Exercise
All of the data should be repeated exactly; pictures are not part of the copy.

Dataset entries
------------------------------------------------------------
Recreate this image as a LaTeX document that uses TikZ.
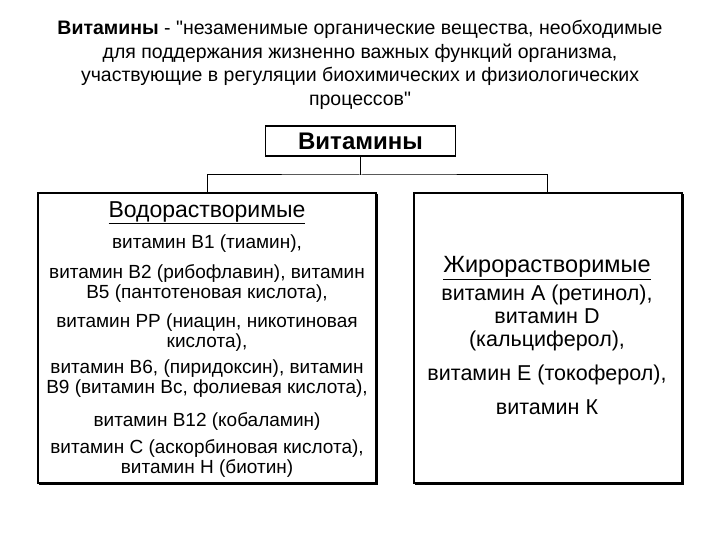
\documentclass[tikz,border=0pt]{standalone}
\usepackage{fontspec}
\newfontfamily\lib{Liberation Sans}
\begin{document}
\begin{tikzpicture}[x=1pt,y=-1pt,
  box/.style={draw,line width=1.3pt,inner sep=0pt},
  txt/.style={align=center,inner sep=0pt},
  ln/.style={line width=1pt}]
\useasboundingbox (0,0) rectangle (720,540);
\node[txt,font=\lib\fontsize{19.5}{23.5}\selectfont] (title) at (360,65)
 {\textbf{Витамины} - "незаменимые органические вещества, необходимые\\
 для поддержания жизненно важных функций организма,\\
 участвующие в регуляции биохимических и физиологических\\
 процессов"};
\node[box,minimum width=190pt,minimum height=30pt,font=\lib\fontsize{24}{26}\selectfont\bfseries] (vit) at (360.5,141) {Витамины};
\draw[box] (38,193) rectangle (376,483);
\draw[line width=2pt] (39,484) -- (377,484) -- (377,194);
\draw[box] (414,193) rectangle (682,483);
\draw[line width=2pt] (415,484) -- (683,484) -- (683,194);
\coordinate (lt) at (207,193);
\coordinate (rt) at (547,193);
\draw[ln] (vit.south) -- (360.5,175) coordinate (mid);
\draw[ln] (lt) |- (mid) -| (rt);
\node[txt,font=\lib\fontsize{23}{25}\selectfont] (wtitle) at (207,213) {\underline{Водорастворимые}};
\node[txt,font=\lib\fontsize{19}{20}\selectfont] (w1) at (207,244) {витамин В1 (тиамин),};
\node[txt,font=\lib\fontsize{19}{20}\selectfont] (w2) at (207,283) {витамин В2 (рибофлавин), витамин\\В5 (пантотеновая кислота),};
\node[txt,font=\lib\fontsize{19}{20}\selectfont] (w3) at (207,333) {витамин РР (ниацин, никотиновая\\кислота),};
\node[txt,font=\lib\fontsize{19}{20}\selectfont] (w4) at (207,379) {витамин В6, (пиридоксин), витамин\\В9 (витамин Вс, фолиевая кислота),};
\node[txt,font=\lib\fontsize{19}{20}\selectfont] (w5) at (207,421) {витамин В12 (кобаламин)};
\node[txt,font=\lib\fontsize{19}{20}\selectfont] (w6) at (207,458) {витамин С (аскорбиновая кислота),\\витамин Н (биотин)};
\node[txt,font=\lib\fontsize{23.5}{25}\selectfont] (ftitle) at (547,268) {\underline{Жирорастворимые}};
\node[txt,font=\lib\fontsize{21.5}{23}\selectfont] (f1) at (547,318) {витамин А (ретинол),\\витамин D\\(кальциферол),};
\node[txt,font=\lib\fontsize{21.5}{23}\selectfont] (f2) at (547,375) {витамин Е (токоферол),};
\node[txt,font=\lib\fontsize{21.5}{23}\selectfont] (f3) at (547,407) {витамин К};
\end{tikzpicture}
\end{document}
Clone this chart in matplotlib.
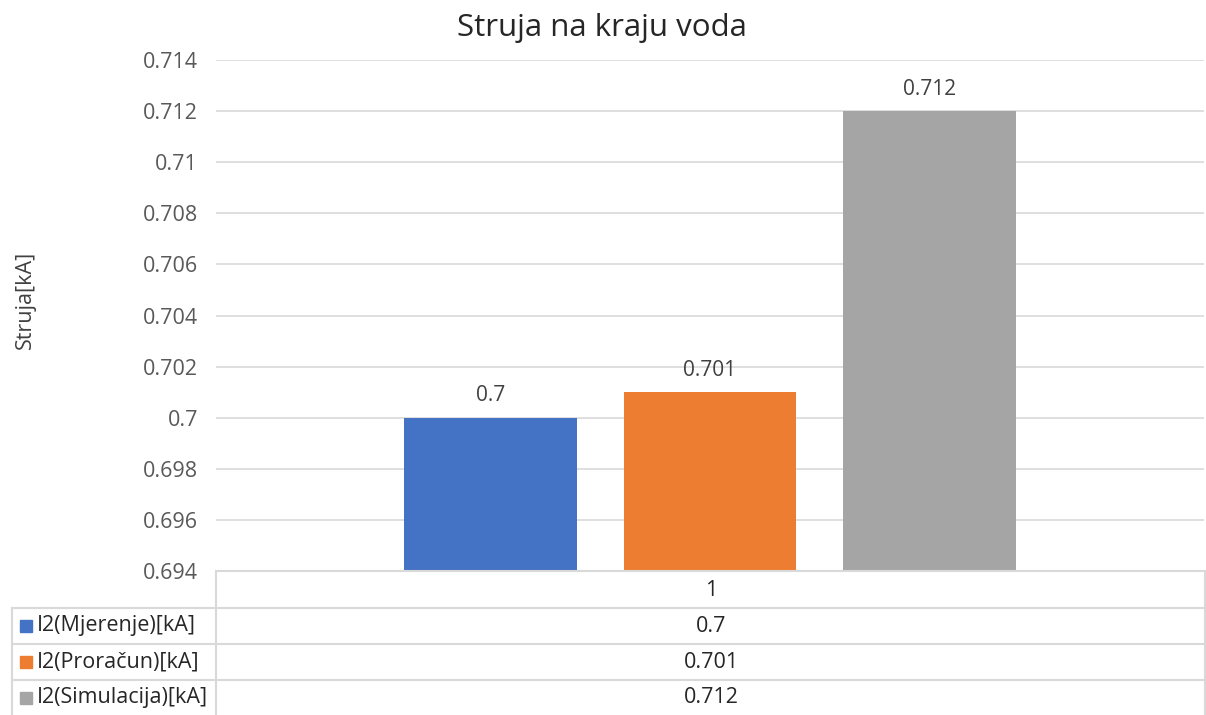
------------------------------------------------------------
Response to the task
Recreate this image as a LaTeX document that uses TikZ.
\documentclass[tikz,border=0pt]{standalone}
\usepackage{fontspec}
\newfontfamily\lib{Liberation Sans}
\begin{document}
\begin{tikzpicture}[x=1pt,y=-1pt,
  box/.style={draw,line width=1.3pt,inner sep=0pt},
  txt/.style={align=center,inner sep=0pt},
  ln/.style={line width=1pt}]
\useasboundingbox (0,0) rectangle (720,540);
\node[txt,font=\lib\fontsize{19.5}{23.5}\selectfont] (title) at (360,65)
 {\textbf{Витамины} - "незаменимые органические вещества, необходимые\\
 для поддержания жизненно важных функций организма,\\
 участвующие в регуляции биохимических и физиологических\\
 процессов"};
\node[box,minimum width=190pt,minimum height=30pt,font=\lib\fontsize{24}{26}\selectfont\bfseries] (vit) at (360.5,141) {Витамины};
\draw[box] (38,193) rectangle (376,483);
\draw[line width=2pt] (39,484) -- (377,484) -- (377,194);
\draw[box] (414,193) rectangle (682,483);
\draw[line width=2pt] (415,484) -- (683,484) -- (683,194);
\coordinate (lt) at (207,193);
\coordinate (rt) at (547,193);
\draw[ln] (vit.south) -- (360.5,175) coordinate (mid);
\draw[ln] (lt) |- (mid) -| (rt);
\node[txt,font=\lib\fontsize{23}{25}\selectfont] (wtitle) at (207,213) {\underline{Водорастворимые}};
\node[txt,font=\lib\fontsize{19}{20}\selectfont] (w1) at (207,244) {витамин В1 (тиамин),};
\node[txt,font=\lib\fontsize{19}{20}\selectfont] (w2) at (207,283) {витамин В2 (рибофлавин), витамин\\В5 (пантотеновая кислота),};
\node[txt,font=\lib\fontsize{19}{20}\selectfont] (w3) at (207,333) {витамин РР (ниацин, никотиновая\\кислота),};
\node[txt,font=\lib\fontsize{19}{20}\selectfont] (w4) at (207,379) {витамин В6, (пиридоксин), витамин\\В9 (витамин Вс, фолиевая кислота),};
\node[txt,font=\lib\fontsize{19}{20}\selectfont] (w5) at (207,421) {витамин В12 (кобаламин)};
\node[txt,font=\lib\fontsize{19}{20}\selectfont] (w6) at (207,458) {витамин С (аскорбиновая кислота),\\витамин Н (биотин)};
\node[txt,font=\lib\fontsize{23.5}{25}\selectfont] (ftitle) at (547,268) {\underline{Жирорастворимые}};
\node[txt,font=\lib\fontsize{21.5}{23}\selectfont] (f1) at (547,318) {витамин А (ретинол),\\витамин D\\(кальциферол),};
\node[txt,font=\lib\fontsize{21.5}{23}\selectfont] (f2) at (547,375) {витамин Е (токоферол),};
\node[txt,font=\lib\fontsize{21.5}{23}\selectfont] (f3) at (547,407) {витамин К};
\end{tikzpicture}
\end{document}
Clone this chart in matplotlib.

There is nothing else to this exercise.